| Entries provided |
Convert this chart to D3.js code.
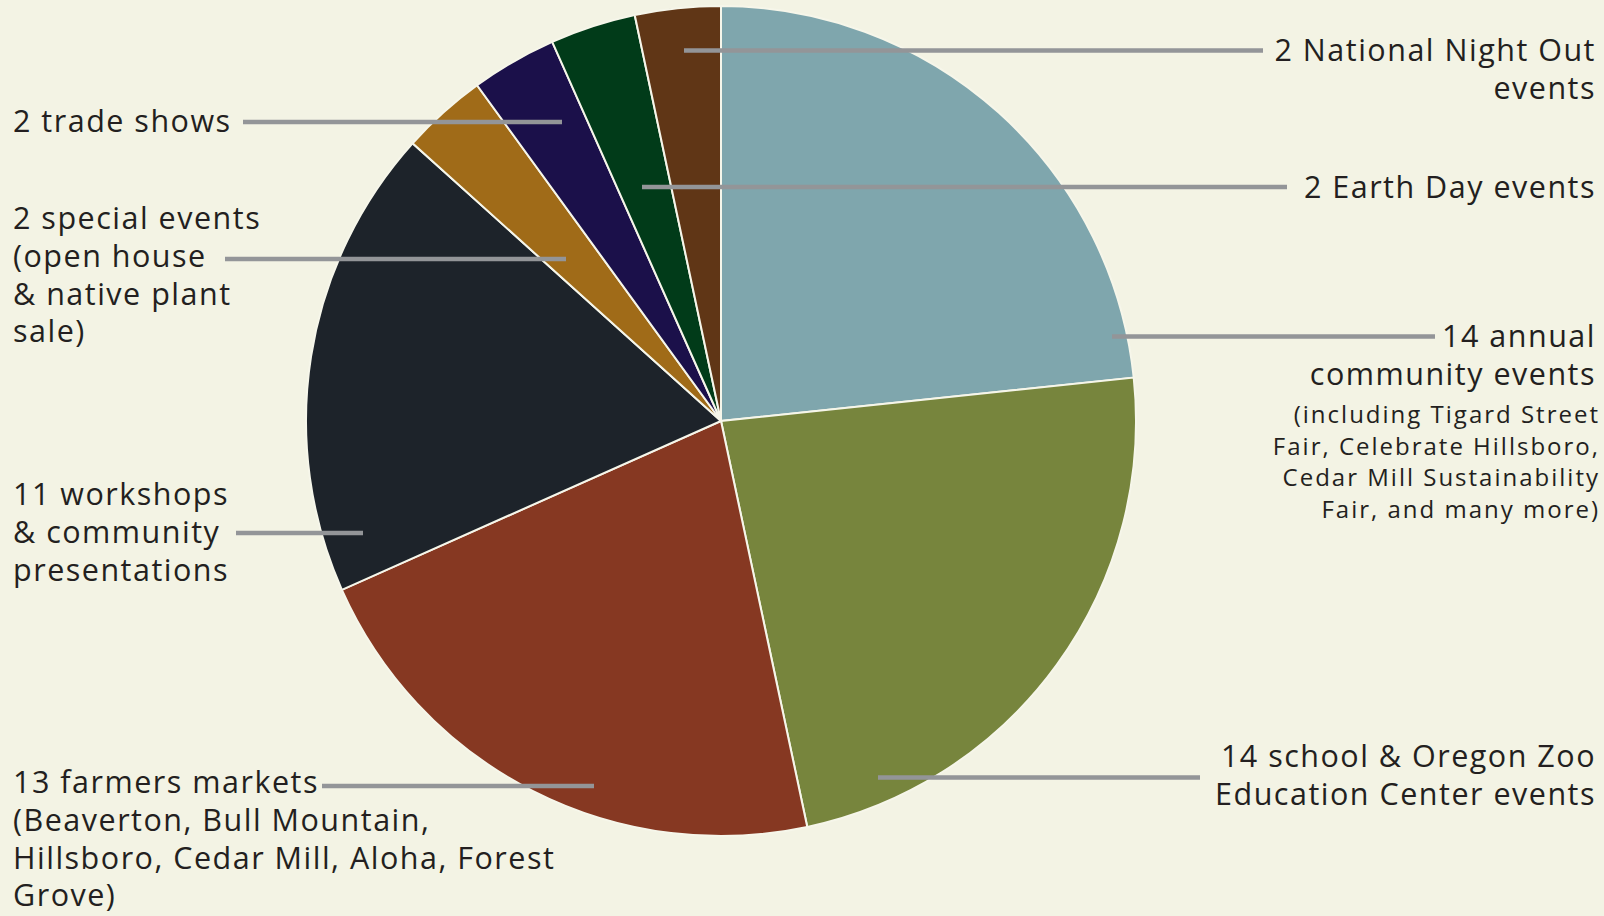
<!DOCTYPE html>
<html>
<head>
<meta charset="utf-8">
<script src="https://cdn.jsdelivr.net/npm/d3@7"></script>
<style>
  html, body { margin: 0; padding: 0; background: #f3f3e4; }
  svg { display: block; }
  .lbl { font-family: "Open Sans", sans-serif; fill: #231f20; }
</style>
</head>
<body>
<svg id="chart"></svg>
<script>
// Event categories, clockwise from 12 o'clock
var categories = ["annual", "school", "farmers", "workshops", "special", "trade", "earth", "night"];
var counts     = [14, 14, 13, 11, 2, 2, 2, 2];
var colors     = ["#7fa6ad", "#77853d", "#863822", "#1d232a", "#a06b18", "#1b104a", "#013b19", "#603616"];

// label text for each category (big lines, then small lines)
var bigText = {
  annual:    ["14 annual", "community events"],
  school:    ["14 school & Oregon Zoo", "Education Center events"],
  farmers:   ["13 farmers markets", "(Beaverton, Bull Mountain,", "Hillsboro, Cedar Mill, Aloha, Forest", "Grove)"],
  workshops: ["11 workshops", "& community", "presentations"],
  special:   ["2 special events", "(open house", "& native plant", "sale)"],
  trade:     ["2 trade shows"],
  earth:     ["2 Earth Day events"],
  night:     ["2 National Night Out", "events"]
};
var smallText = {
  annual: ["(including Tigard Street", "Fair, Celebrate Hillsboro,", "Cedar Mill Sustainability", "Fair, and many more)"]
};

var width = 1604, height = 916;
var cx = 721, cy = 421, radius = 415;

// where each label sits and where its leader line runs
var labelLayout = {
  night:     {side: "right", y: 61,  lineY: 50.5, x1: 684, x2: 1263},
  earth:     {side: "right", y: 197.5, lineY: 187, x1: 642, x2: 1287},
  annual:    {side: "right", y: 347, lineY: 336.5, x1: 1112, x2: 1435},
  school:    {side: "right", y: 767, lineY: 777.5, x1: 878, x2: 1200},
  trade:     {side: "left",  y: 132, lineY: 122, x1: 243, x2: 562},
  special:   {side: "left",  y: 229, lineY: 259, x1: 225, x2: 566},
  workshops: {side: "left",  y: 505, lineY: 533, x1: 236, x2: 363},
  farmers:   {side: "left",  y: 793, lineY: 786, x1: 322, x2: 594}
};

var svg = d3.select("#chart")
  .attr("width", width)
  .attr("height", height);

svg.append("rect")
  .attr("width", width)
  .attr("height", height)
  .attr("fill", "#f3f3e4");

var data = categories.map(function(c, i) {
  return {key: c, value: counts[i], color: colors[i]};
});

var pie = d3.pie()
  .sort(null)
  .value(function(d) { return d.value; });

var arc = d3.arc()
  .innerRadius(0)
  .outerRadius(radius);

var g = svg.append("g")
  .attr("transform", "translate(" + cx + "," + cy + ")");

g.selectAll("path.slice")
  .data(pie(data))
  .enter()
  .append("path")
    .attr("class", "slice")
    .attr("d", arc)
    .attr("fill", function(d) { return d.data.color; })
    .attr("stroke", "#f6f6ea")
    .attr("stroke-width", 2);

// leader lines
svg.selectAll("line.leader")
  .data(categories)
  .enter()
  .append("line")
    .attr("class", "leader")
    .attr("x1", function(c) { return labelLayout[c].x1; })
    .attr("x2", function(c) { return labelLayout[c].x2; })
    .attr("y1", function(c) { return labelLayout[c].lineY; })
    .attr("y2", function(c) { return labelLayout[c].lineY; })
    .attr("stroke", "#939598")
    .attr("stroke-width", 4.5);

// labels
var bigSize = 30.5, bigLead = 37.8;
var smallSize = 24, smallLead = 31.7;

categories.forEach(function(c) {
  var L = labelLayout[c];
  var right = L.side === "right";
  var t = svg.append("text")
    .attr("class", "lbl")
    .attr("text-anchor", right ? "end" : "start");
  bigText[c].forEach(function(s, i) {
    t.append("tspan")
      .attr("x", right ? 1596 : 13)
      .attr("y", L.y + i * bigLead)
      .attr("font-size", bigSize)
      .attr("letter-spacing", 1.5)
      .text(s);
  });
  if (smallText[c]) {
    var y0 = L.y + (bigText[c].length - 1) * bigLead;
    smallText[c].forEach(function(s, i) {
      t.append("tspan")
        .attr("x", 1600)
        .attr("y", y0 + 38 + i * smallLead)
        .attr("font-size", smallSize)
        .attr("letter-spacing", 2)
        .text(s);
    });
  }
});
</script>
</body>
</html>
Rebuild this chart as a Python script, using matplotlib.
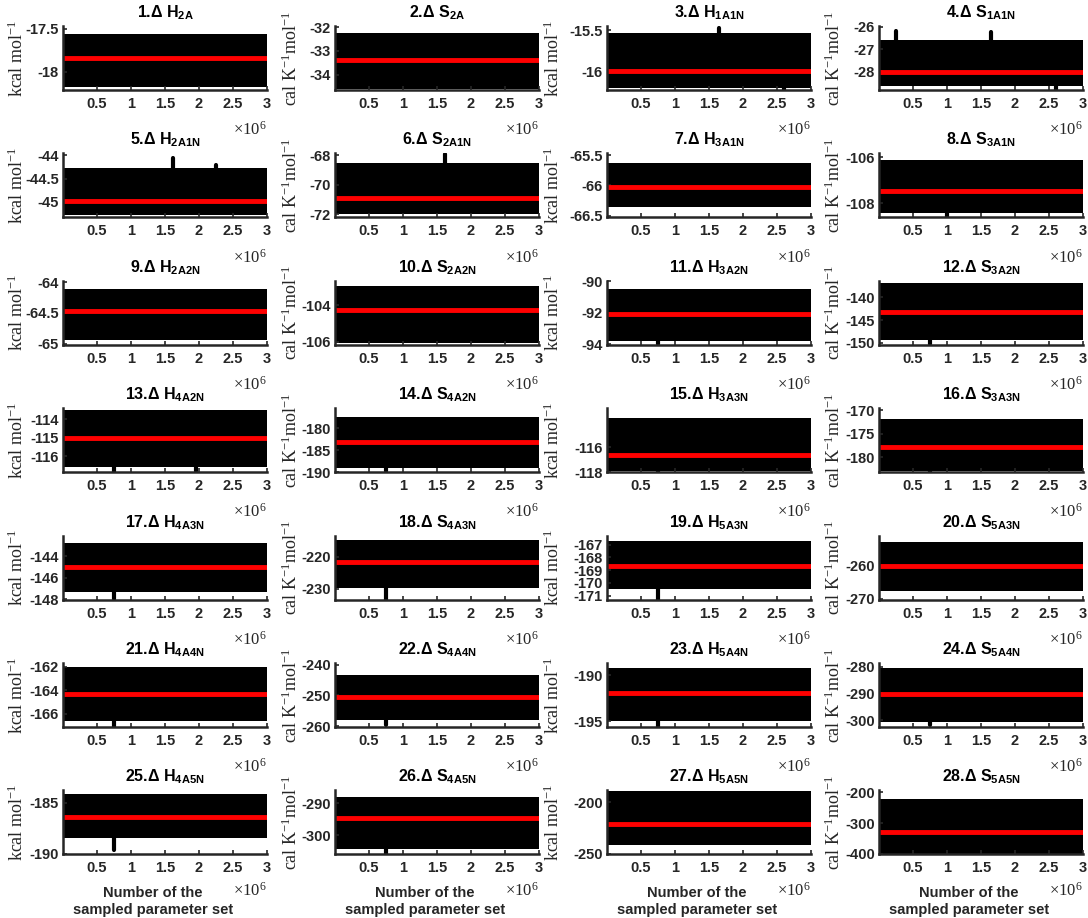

| Stated exercise |
Repeat exactly the lines from the first line of the records above through the line containing "var cx = 721, cy = 421, radius = 415;", leaving out the pictures.

| Solution for this exercise |
Convert this chart to D3.js code.
<!DOCTYPE html>
<html>
<head>
<meta charset="utf-8">
<script src="https://cdn.jsdelivr.net/npm/d3@7"></script>
<style>
  html, body { margin: 0; padding: 0; background: #f3f3e4; }
  svg { display: block; }
  .lbl { font-family: "Open Sans", sans-serif; fill: #231f20; }
</style>
</head>
<body>
<svg id="chart"></svg>
<script>
// Event categories, clockwise from 12 o'clock
var categories = ["annual", "school", "farmers", "workshops", "special", "trade", "earth", "night"];
var counts     = [14, 14, 13, 11, 2, 2, 2, 2];
var colors     = ["#7fa6ad", "#77853d", "#863822", "#1d232a", "#a06b18", "#1b104a", "#013b19", "#603616"];

// label text for each category (big lines, then small lines)
var bigText = {
  annual:    ["14 annual", "community events"],
  school:    ["14 school & Oregon Zoo", "Education Center events"],
  farmers:   ["13 farmers markets", "(Beaverton, Bull Mountain,", "Hillsboro, Cedar Mill, Aloha, Forest", "Grove)"],
  workshops: ["11 workshops", "& community", "presentations"],
  special:   ["2 special events", "(open house", "& native plant", "sale)"],
  trade:     ["2 trade shows"],
  earth:     ["2 Earth Day events"],
  night:     ["2 National Night Out", "events"]
};
var smallText = {
  annual: ["(including Tigard Street", "Fair, Celebrate Hillsboro,", "Cedar Mill Sustainability", "Fair, and many more)"]
};

var width = 1604, height = 916;
var cx = 721, cy = 421, radius = 415;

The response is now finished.